Written instruction: Starting at the top of the listing, extract every line up to and including the one with "import matplotlib.pyplot as plt". Pictures stay out of the copy.

══════════

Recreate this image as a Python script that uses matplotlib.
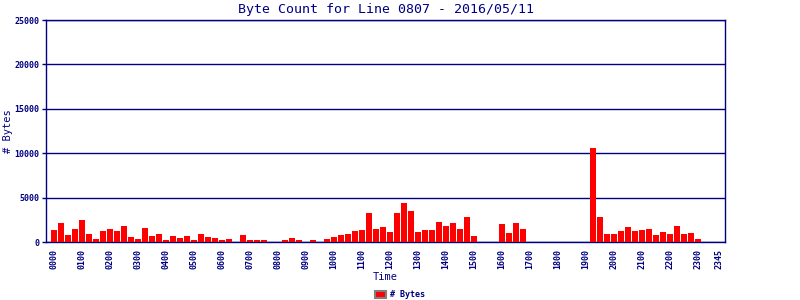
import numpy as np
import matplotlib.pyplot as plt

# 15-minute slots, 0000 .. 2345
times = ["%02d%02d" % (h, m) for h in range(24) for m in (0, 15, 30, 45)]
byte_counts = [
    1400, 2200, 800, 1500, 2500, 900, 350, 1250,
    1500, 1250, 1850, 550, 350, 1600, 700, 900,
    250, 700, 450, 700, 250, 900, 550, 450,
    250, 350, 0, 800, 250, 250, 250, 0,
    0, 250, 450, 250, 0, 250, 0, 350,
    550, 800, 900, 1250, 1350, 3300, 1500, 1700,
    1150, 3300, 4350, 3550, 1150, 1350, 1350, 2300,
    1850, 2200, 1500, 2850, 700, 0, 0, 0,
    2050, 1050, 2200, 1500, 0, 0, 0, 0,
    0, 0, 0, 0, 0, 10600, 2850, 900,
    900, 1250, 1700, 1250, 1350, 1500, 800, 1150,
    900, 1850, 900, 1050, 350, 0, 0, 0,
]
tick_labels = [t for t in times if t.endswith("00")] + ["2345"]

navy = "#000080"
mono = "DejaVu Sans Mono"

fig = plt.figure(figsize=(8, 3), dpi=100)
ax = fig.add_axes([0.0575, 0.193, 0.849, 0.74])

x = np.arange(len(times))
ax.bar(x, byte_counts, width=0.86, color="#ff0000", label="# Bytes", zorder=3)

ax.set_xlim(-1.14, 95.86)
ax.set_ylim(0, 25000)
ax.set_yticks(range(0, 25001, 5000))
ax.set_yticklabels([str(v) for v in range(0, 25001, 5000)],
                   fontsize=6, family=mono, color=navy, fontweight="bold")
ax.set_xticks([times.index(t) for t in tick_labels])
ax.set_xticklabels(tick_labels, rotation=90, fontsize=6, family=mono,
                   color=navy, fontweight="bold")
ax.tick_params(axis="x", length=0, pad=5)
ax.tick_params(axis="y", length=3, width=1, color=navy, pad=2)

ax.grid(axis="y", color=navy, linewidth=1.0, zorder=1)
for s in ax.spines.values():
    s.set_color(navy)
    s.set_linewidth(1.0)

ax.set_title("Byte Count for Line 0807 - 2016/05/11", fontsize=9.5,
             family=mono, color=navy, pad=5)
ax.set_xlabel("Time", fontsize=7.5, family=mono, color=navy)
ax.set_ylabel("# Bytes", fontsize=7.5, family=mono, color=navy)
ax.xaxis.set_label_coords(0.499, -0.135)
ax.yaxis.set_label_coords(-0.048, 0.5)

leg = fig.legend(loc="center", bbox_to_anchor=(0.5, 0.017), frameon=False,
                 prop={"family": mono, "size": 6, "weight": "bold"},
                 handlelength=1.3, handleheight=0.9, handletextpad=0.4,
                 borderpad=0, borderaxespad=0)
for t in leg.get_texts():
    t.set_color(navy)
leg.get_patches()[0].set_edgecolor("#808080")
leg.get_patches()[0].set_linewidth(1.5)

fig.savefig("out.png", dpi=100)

══════════

Response to the task:
Recreate this image as a Python script that uses matplotlib.
import numpy as np
import matplotlib.pyplot as plt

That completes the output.